At 08.00 the following morning, longline boat North Star is moored at Taku’s docks, offloading Pacific halibut. The guys at the sorting tables jokingly refer to the fish as “barn doors” as they are raised tail first by the crane. It’s apt, considering some of these wall-eyed beasts weigh well in excess of 90kg.

It is the end of the summer season and seafood brokers keep Norman’s phone ringing; they are eager to find product. This is where asmi’s seafood supplier directory often comes in. The published list connects individuals and buyers with Alaska fish processors such as Taku. For Norman, asmi’s role is crucial. “It helps. It’s all part of the equation.”

With estimated 2014 revenues at nearly $22.5m (€16m), asmi has quite a war chest with which it can protect and promote Alaska Seafood. The funds come from a small percentage of each receipt for delivered fish and government agricultural funds. That kind of cash came in handy when asmi paid to paint a novel livery on an Alaska Airlines jet.
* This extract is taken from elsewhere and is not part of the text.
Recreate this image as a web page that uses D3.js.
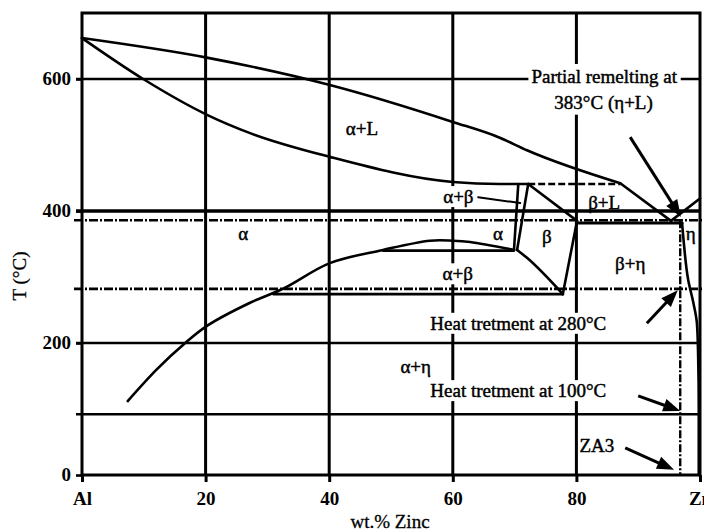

The “Salmon Thirty Salmon” is a Boeing 737 painted nose to tail as a wild Alaskan King salmon. The plane is a flying billboard that touches down on tarmacs from Anchorage to Mazatlan.

There are less obvious parts of seafood promotion in which asmi has a hand. In the aftermath of the tsunami that devastated eastern Japan in 2011, Fick became an ad hoc crisis communicator. This was after widespread reports that leaking nuclear waste from the Fukushima reactor would render Pacific seafood inedible. “We put out situation reports to our seafood industry folks, our customers and political people; sharing information from the agencies who were responding first hand,” says Fick. Concerns over radiated seafood eventually decreased.

Yet all the issues of the world seem distant when standing at a place like Auke Bay Harbour. It’s a marvel that anything from here can make it as far away as Tokyo’s Tsukiji Fish Market or a speciality grocer in London’s Kensington.

Bell, who has now been asked to talk on camera about his life on the water, reveals that it’s time to pack up for the winter. He’ll soon replace his quest for fish with a global quest for snow; he is widely known as one of the best snowboard freeriders in the world. Perhaps he’ll come across the Alaska Seafood brand on his upcoming travels to Europe and Asia. If he does, he can take pride in the soft power that he, his fellow fishermen and asmi have created in order to get it there.